Efforts at external mobilization were in greater evidence with the major parties showing considerable interest in using supporters to contact voters on their behalf. The Conservatives scored particularly strongly on this dimension and Labour also performed well. MyCons invited users to sign up for a virtual phone bank although it was not possible to directly download phone numbers and begin calling likely voters as MyBO had allowed. While this diminished its CIC capacity, the fact the facility was offered to registered users (presumably after local vetting), rather than reserved to members, meant the party was given credit for this feature. Labour also operated a virtual phone bank that allowed for mobile access to canvassing data; however, this was open for members only and thus not counted toward their CIC effort. 18
Finally, the results for message production showed the parties were more likely to offer tools for supporters to cooperate in distribution of the party message rather than its creation. Features enabling users to create policy focused emails or posters or contribute to policy discussion within the party were limited. One notable exception was the LibDems, who did have a facility that allowed individuals to create posters to promote the party’s key theme of fairness. Also Labour allowed individuals to edit and send on messages about their policies to their contacts, and through Labour Space harnessed the ideas of supporters about the manifesto (prior to its launch), for which they were given credit. More generally, however, better use was made of the sites to enable users to distribute the parties’ message to an online audience. This was particularly true of the Liberal Democrats, who featured a wealth of downloadable banners and posters on the site and options to export site content through RSS feeds, Facebook, Twitter and email.

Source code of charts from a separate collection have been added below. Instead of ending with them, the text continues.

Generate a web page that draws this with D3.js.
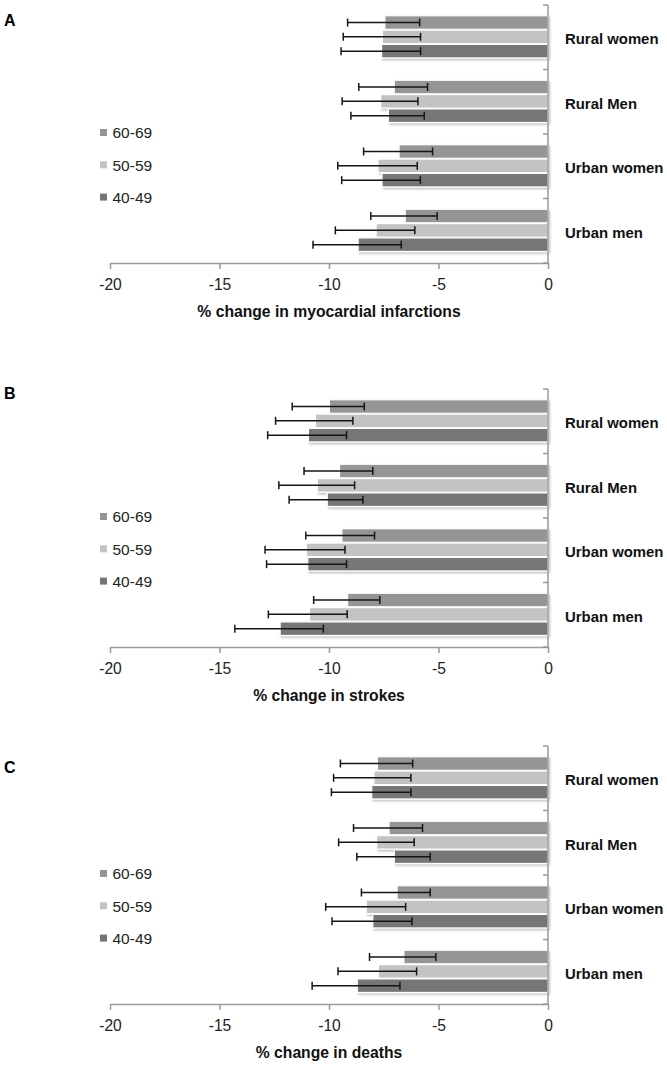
<!DOCTYPE html>
<html><head><meta charset="utf-8">
<script src="https://cdn.jsdelivr.net/npm/d3@7"></script>
<style>body{margin:0;background:#fff}svg{display:block}</style>
</head><body>
<svg id="c" width="667" height="1065"></svg>
<script>
const categories = ["Rural women", "Rural Men", "Urban women", "Urban men"];
const ageGroups = ["60-69", "50-59", "40-49"];
const xTicks = [-20, -15, -10, -5, 0];
const panelLetters = ["A", "B", "C"];
const axisTitles = ["% change in myocardial infarctions", "% change in strokes", "% change in deaths"];

// per category: [60-69, 50-59, 40-49]
const miMean = [[-7.45, -7.56, -7.6], [-7.02, -7.64, -7.29], [-6.8, -7.76, -7.58], [-6.52, -7.85, -8.67]];
const miLow  = [[-9.15, -9.35, -9.45], [-8.64, -9.4, -9.0], [-8.42, -9.6, -9.42], [-8.09, -9.71, -10.73]];
const miHigh = [[-5.86, -5.82, -5.82], [-5.5, -5.94, -5.65], [-5.27, -5.97, -5.83], [-5.06, -6.08, -6.7]];

const strokeMean = [[-9.98, -10.62, -10.94], [-9.52, -10.53, -10.08], [-9.41, -11.03, -10.97], [-9.15, -10.89, -12.23]];
const strokeLow  = [[-11.68, -12.44, -12.8], [-11.14, -12.29, -11.82], [-11.06, -12.92, -12.85], [-10.7, -12.77, -14.3]];
const strokeHigh = [[-8.39, -8.91, -9.2], [-8.0, -8.83, -8.45], [-7.92, -9.27, -9.2], [-7.68, -9.17, -10.26]];

const deathMean = [[-7.79, -7.95, -8.05], [-7.26, -7.82, -7.02], [-6.89, -8.3, -8.0], [-6.58, -7.74, -8.71]];
const deathLow  = [[-9.48, -9.79, -9.89], [-8.88, -9.56, -8.73], [-8.52, -10.15, -9.86], [-8.15, -9.59, -10.77]];
const deathHigh = [[-6.18, -6.26, -6.26], [-5.73, -6.11, -5.38], [-5.38, -6.5, -6.21], [-5.12, -6.0, -6.76]];

const panels = [
  {mean: miMean, low: miLow, high: miHigh},
  {mean: strokeMean, low: strokeLow, high: strokeHigh},
  {mean: deathMean, low: deathLow, high: deathHigh}
];
const colors = {"60-69": "#959595", "50-59": "#c3c3c3", "40-49": "#767676"};

const svg = d3.select("#c");
const font = "'Liberation Sans', Arial, sans-serif";
const panelTop = [5, 389, 746];
const letterY = [26, 399, 773];
const panelH = 258;
const x = d3.scaleLinear().domain([-20, 0]).range([110, 548]);
const axisColor = "#9a9a9a";

const defs = svg.append("defs");
const f = defs.append("filter").attr("id", "sh").attr("x", "-5%").attr("y", "-30%").attr("width", "110%").attr("height", "170%");
f.append("feDropShadow").attr("dx", 1.2).attr("dy", 1.5).attr("stdDeviation", 0.9).attr("flood-color", "#000").attr("flood-opacity", 0.28);

panels.forEach((p, pi) => {
  const top = panelTop[pi];
  const g = svg.append("g");
  const y = d3.scaleBand().domain(categories).range([top, top + panelH]);
  const bw = y.bandwidth();
  const yi = d3.scaleBand().domain(ageGroups).range([bw * 0.1667, bw * 0.8333]);

  svg.append("text").attr("x", 4).attr("y", letterY[pi]).text(panelLetters[pi])
    .attr("font-family", font).attr("font-weight", "bold").attr("font-size", 16).attr("fill", "#000");

  categories.forEach((cat, ci) => {
    ageGroups.forEach((ag, ai) => {
      const v = p.mean[ci][ai];
      const by = y(cat) + yi(ag);
      g.append("rect").attr("x", x(v)).attr("y", by)
        .attr("width", x(0) - x(v)).attr("height", yi.bandwidth() - 0.8)
        .attr("fill", colors[ag]).attr("stroke", "#fff").attr("stroke-width", 1.2)
        .attr("filter", "url(#sh)");
    });
  });
  categories.forEach((cat, ci) => {
    ageGroups.forEach((ag, ai) => {
      const cy = y(cat) + yi(ag) + (yi.bandwidth() - 0.8) / 2;
      const lo = p.low[ci][ai], hi = p.high[ci][ai];
      g.append("line").attr("x1", x(lo)).attr("x2", x(hi)).attr("y1", cy).attr("y2", cy)
        .attr("stroke", "#151515").attr("stroke-width", 1.5);
      [lo, hi].forEach(e => g.append("line").attr("x1", x(e)).attr("x2", x(e))
        .attr("y1", cy - 4).attr("y2", cy + 4).attr("stroke", "#151515").attr("stroke-width", 1.5));
    });
  });

  g.append("line").attr("x1", x(0)).attr("x2", x(0)).attr("y1", top).attr("y2", top + panelH)
    .attr("stroke", axisColor).attr("stroke-width", 1.5);
  const bounds = categories.map(c => y(c)).concat([top + panelH]);
  bounds.forEach(b => g.append("line").attr("x1", x(0) - 5).attr("x2", x(0)).attr("y1", b).attr("y2", b)
    .attr("stroke", axisColor).attr("stroke-width", 1.5));

  categories.forEach(cat => {
    g.append("text").attr("x", 565).attr("y", y(cat) + bw / 2 + 2).attr("dy", "0.35em")
      .text(cat).attr("font-family", font).attr("font-weight", "bold").attr("font-size", 14.9).attr("fill", "#111");
  });

  const ax = g.append("g").attr("transform", `translate(0,${top + panelH})`)
    .call(d3.axisBottom(x).tickValues(xTicks).tickSize(6).tickSizeOuter(0).tickPadding(10).tickFormat(d3.format("d")));
  ax.select(".domain").attr("stroke", axisColor).attr("stroke-width", 1.5);
  ax.selectAll(".tick line").attr("stroke", axisColor).attr("stroke-width", 1.5);
  ax.selectAll(".tick text").attr("font-family", font).attr("font-size", 15.6).attr("fill", "#222")
    .text(d => d === 0 ? "0" : String(d).replace("−", "-"));

  g.append("text").attr("x", (x(-20) + x(0)) / 2).attr("y", top + panelH + 49).attr("dy", "0.35em")
    .attr("text-anchor", "middle").text(axisTitles[pi])
    .attr("font-family", font).attr("font-weight", "bold").attr("font-size", 15.7).attr("fill", "#111");

  ageGroups.forEach((ag, ai) => {
    const ly = top + 128 + ai * 32.3;
    g.append("rect").attr("x", 100).attr("y", ly - 4).attr("width", 7).attr("height", 7).attr("fill", colors[ag]);
    g.append("text").attr("x", 112.5).attr("y", ly).attr("dy", "0.35em").text(ag)
      .attr("font-family", font).attr("font-size", 15.5).attr("fill", "#222");
  });
});
</script>
</body></html>
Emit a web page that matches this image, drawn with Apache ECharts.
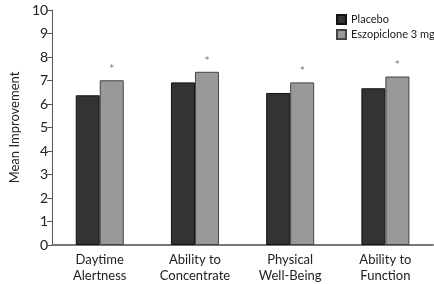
<!DOCTYPE html>
<html>
<head>
<meta charset="utf-8">
<script src="https://cdn.jsdelivr.net/npm/echarts@6/dist/echarts.min.js"></script>
<style>
  html, body { margin: 0; padding: 0; background: #fff; }
  #main { width: 434px; height: 284px; }
</style>
</head>
<body>
<div id="main"></div>
<script>
// categories + values
const categories = ['Daytime\nAlertness', 'Ability to\nConcentrate', 'Physical\nWell-Being', 'Ability to\nFunction'];
const placebo = [6.37, 6.92, 6.47, 6.67];
const eszopiclone = [7.01, 7.37, 6.92, 7.17];
const yTicks = [0, 10, 1];  // min, max, interval

const chart = echarts.init(document.getElementById('main'));
const font = 'Lato';

const option = {
    animation: false,
    textStyle: { fontFamily: font },
    grid: { left: 49, right: 1, top: 10, bottom: 36 },
    legend: {
        orient: 'vertical',
        left: 331, top: 8,
        icon: 'rect',
        itemWidth: 9, itemHeight: 9, itemGap: 2,
        textStyle: { fontFamily: font, fontSize: 11, lineHeight: 13, color: '#222' },
        data: ['Placebo', 'Eszopiclone 3 mg']
    },
    xAxis: {
        type: 'category',
        data: categories,
        axisLine: { lineStyle: { color: '#777', width: 2 } },
        axisTick: { show: false },
        axisLabel: { fontFamily: font, fontSize: 13, color: '#222', lineHeight: 16, margin: 7 }
    },
    yAxis: {
        type: 'value',
        min: yTicks[0], max: yTicks[1], interval: yTicks[2],
        name: 'Mean Improvement',
        nameLocation: 'middle',
        nameGap: 31,
        nameTextStyle: { fontFamily: font, fontSize: 13, color: '#222' },
        splitLine: { show: false },
        axisLine: { show: true, lineStyle: { color: '#555', width: 1 } },
        axisTick: { show: true, length: 5, lineStyle: { color: '#555' } },
        axisLabel: { fontFamily: font, fontSize: 14, color: '#222', margin: 4 }
    },
    series: [
        {
            name: 'Placebo',
            type: 'bar',
            data: placebo,
            barWidth: 24,
            barGap: '0%',
            itemStyle: { color: '#333', borderColor: '#111', borderWidth: 1 }
        },
        {
            name: 'Eszopiclone 3 mg',
            type: 'bar',
            data: eszopiclone,
            barWidth: 24,
            barGap: '0%',
            itemStyle: { color: '#999', borderColor: '#444', borderWidth: 1 },
            label: {
                show: true, position: 'top', formatter: '*', distance: 5,
                fontSize: 12, color: '#777', fontFamily: font
            }
        }
    ]
};
chart.setOption(option);
</script>
</body>
</html>
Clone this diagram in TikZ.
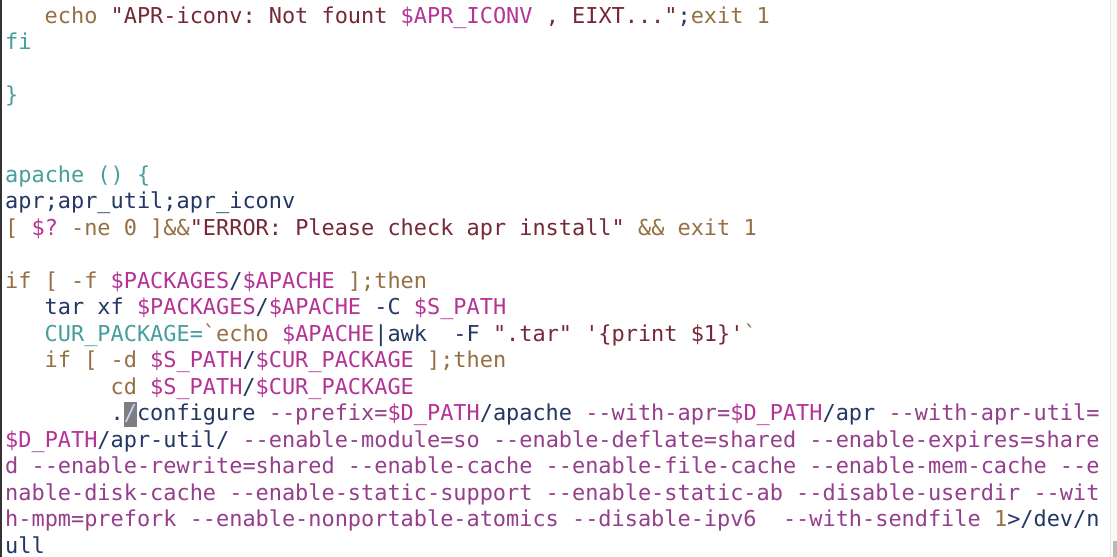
\documentclass[tikz,border=0pt]{standalone}
\usepackage{xcolor}
\usepackage{fontspec}
\setmonofont{DejaVu Sans Mono}
\usepackage{tikz}
\usetikzlibrary{positioning}

\definecolor{kwbrown}{RGB}{150,112,66}
\definecolor{strmaroon}{RGB}{118,40,55}
\definecolor{varpink}{RGB}{180,52,150}
\definecolor{optpurple}{RGB}{150,62,140}
\definecolor{fnteal}{RGB}{70,158,158}
\definecolor{cmdnavy}{RGB}{35,55,100}
\definecolor{cursorgray}{RGB}{125,125,130}

\newcommand{\ckw}[1]{{\color{kwbrown}\relax#1}}
\newcommand{\cstr}[1]{{\color{strmaroon}\relax#1}}
\newcommand{\cvar}[1]{{\color{varpink}\relax#1}}
\newcommand{\copt}[1]{{\color{optpurple}\relax#1}}
\newcommand{\cfn}[1]{{\color{fnteal}\relax#1}}
\newcommand{\ccmd}[1]{{\color{cmdnavy}\relax#1}}

\begin{document}
\begin{tikzpicture}[
    x=13.18pt,
    y=-26.5pt,
    codeline/.style={
        anchor=base west,
        inner sep=0pt,
        font=\ttfamily\fontsize{21.9pt}{26pt}\selectfont
    },
    cursor/.style={
        fill=cursorgray
    }
]

% Frame
\path[use as bounding box, fill=white] (-5pt,23pt) rectangle (1112pt,-534pt);
\fill[black!80] (-5pt,23pt) rectangle (-3.3pt,-534pt);
\fill[gray!5] (1105pt,23pt) rectangle (1112pt,-534pt);
\draw[gray!20] (1105pt,23pt) -- (1105pt,-534pt);
\fill[gray!55] (1108pt,-518pt) rectangle (1112pt,-534pt);

% Cursor
\fill[cursor] (9,15) ++(0pt,-6pt) rectangle ++(13.18pt,25pt);

% Nodes
\node[codeline] (echoline) at (3,0) {\ckw{echo} \cstr{"APR-iconv: Not fount }\cvar{\$APR\_ICONV}\cstr{ , EIXT..."}\ccmd{;}\ckw{exit 1}};
\node[codeline] (fiend) at (0,1) {\cfn{fi}};
\node[codeline] (braceend) at (0,3) {\cfn{\}}};
\node[codeline] (apachefn) at (0,6) {\cfn{apache () \{}};
\node[codeline] (aprcall) at (0,7) {\ccmd{apr;apr\_util;apr\_iconv}};
\node[codeline] (checkline) at (0,8) {\ckw{[ }\cvar{\$?}\ckw{ -ne 0 ]\&\&}\cstr{"ERROR: Please check apr install"}\ckw{ \&\& exit 1}};
\node[codeline] (ifpkg) at (0,10) {\ckw{if [ -f }\cvar{\$PACKAGES}\ccmd{/}\cvar{\$APACHE}\ckw{ ];then}};
\node[codeline] (tarline) at (3,11) {\ccmd{tar xf }\cvar{\$PACKAGES}\ccmd{/}\cvar{\$APACHE}\ccmd{ -C }\cvar{\$S\_PATH}};
\node[codeline] (curpkg) at (3,12) {\cfn{CUR\_PACKAGE=}\ckw{`echo }\cvar{\$APACHE}\ccmd{|awk~~-F }\cstr{".tar" '\{print \$1\}'}\ckw{`}};
\node[codeline] (ifdir) at (3,13) {\ckw{if [ -d }\cvar{\$S\_PATH}\ccmd{/}\cvar{\$CUR\_PACKAGE}\ckw{ ];then}};
\node[codeline] (cdline) at (8,14) {\ckw{cd }\cvar{\$S\_PATH}\ccmd{/}\cvar{\$CUR\_PACKAGE}};
\node[codeline] (confa) at (8,15) {\ccmd{.}\textcolor{white!80!blue}{/}\ccmd{configure }\copt{--prefix=}\cvar{\$D\_PATH}\ccmd{/apache }\copt{--with-apr=}\cvar{\$D\_PATH}\ccmd{/apr }\copt{--with-apr-util=}};
\node[codeline] (confb) at (0,16) {\cvar{\$D\_PATH}\ccmd{/apr-util/ }\copt{--enable-module=so --enable-deflate=shared --enable-expires=share}};
\node[codeline] (confc) at (0,17) {\copt{d --enable-rewrite=shared --enable-cache --enable-file-cache --enable-mem-cache --e}};
\node[codeline] (confd) at (0,18) {\copt{nable-disk-cache --enable-static-support --enable-static-ab --disable-userdir --wit}};
\node[codeline] (confe) at (0,19) {\copt{h-mpm=prefork --enable-nonportable-atomics --disable-ipv6~~--with-sendfile }\ckw{1}\ccmd{>/dev/n}};
\node[codeline] (conff) at (0,20) {\ccmd{ull}};

\end{tikzpicture}
\end{document}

A final point of general comparison is that while Labour were most active in using CIC they were also the most fragmented. This can be seen in more detail in Appendix table B.1, which indicates whether features were located on the CIC site (with an ‘x’) or the main site (ms). When the final scores are adjusted to reflect the dispersion of CIC items across the parties’ home pages and campaign sites, Labour actually moves to second place behind the Liberal Democrats. This finding is explained somewhat ironically by the fact that the party was an ‘early adopter’ of this type of online activism. As noted above, Mnet and Labourspace began in 2006 but operated through restricted access to members. The other two parties came later to the process of designing their activist sites and were better able to consolidate their CIC activities into a central hub or ‘one stop shop’. As a result, although Labour offered a wider range of CIC functionality, overall they lacked the streamlined quality of their rivals. Following the diffusion of innovation literature, therefore, there appear to be some downsides to a party being an ‘innovator’ rather than a ‘laggard’ in having embraced the possibilities of digital media in advance of its competitors (Rogers, 1995).
CIC and the electorate
While it is not the aim of this article to systematically measure the uptake and impact of CIC within the electorate, it is possible, using election survey data, to provide insight into its reach and potential for voter mobilization. In particular, results from a BMRB survey of online engagement in the campaign are useful in that they include a measure of whether individuals had campaigned for the parties using online tools. While this encompasses CIC activities it also includes other types of action through Facebook and Twitter. 19 Taking this inflationary factor into account, the findings are that just over 3 percent of the public engaged in such activities, which translates into approximately 1.5 million voters. 20
Broken down by party identification we find it was the major parties and particularly Labour and the Liberal Democrats that saw most action. Just under one-third (30 percent) and just over one-quarter (27 percent) of those using the online tools voted for these two parties, respectively. In raw figures, this meant both could claim around four to five hundred thousand online campaign volunteers. The Conservatives came a rather weak third in terms of their supporters use of online campaign tools, with just less than a fifth of those who reported using them voting Tory. This translated into around 270 thousand digital campaigners. Although the numbers are low for all parties compared with the two million MyBO users, the rankings actually do match those produced on the CIC index, suggesting that the parties’ efforts to promote the practice were matched by uptake among their supporters. Given that this was the first time that CIC activities were available on such a wide scale, one could see these take-up rates as rather promising. Of course, a key question lurking behind these figures is whether these were people, simply ‘old hands’, who have always been active on the parties’ behalf in some manner or whether they might actually constitute a pool of new recruits to the campaign cause who had not previously undertaken party-related work. While we did not have the data to assess this in the British case, research by Williams et al. (2004) on the Dean campaign’s use of ‘meetups’ suggests this may be a fruitful line of enquiry for future research. Based on surveys of those attending the meetings the authors found they had significant appeal to those who might not otherwise have become involved. According to Hindman (2005), Dean’s ‘volunteer corps would have been far smaller …’ had he not been able to draw on the resources provided by his Internet-based ‘meetups’ (p. 34).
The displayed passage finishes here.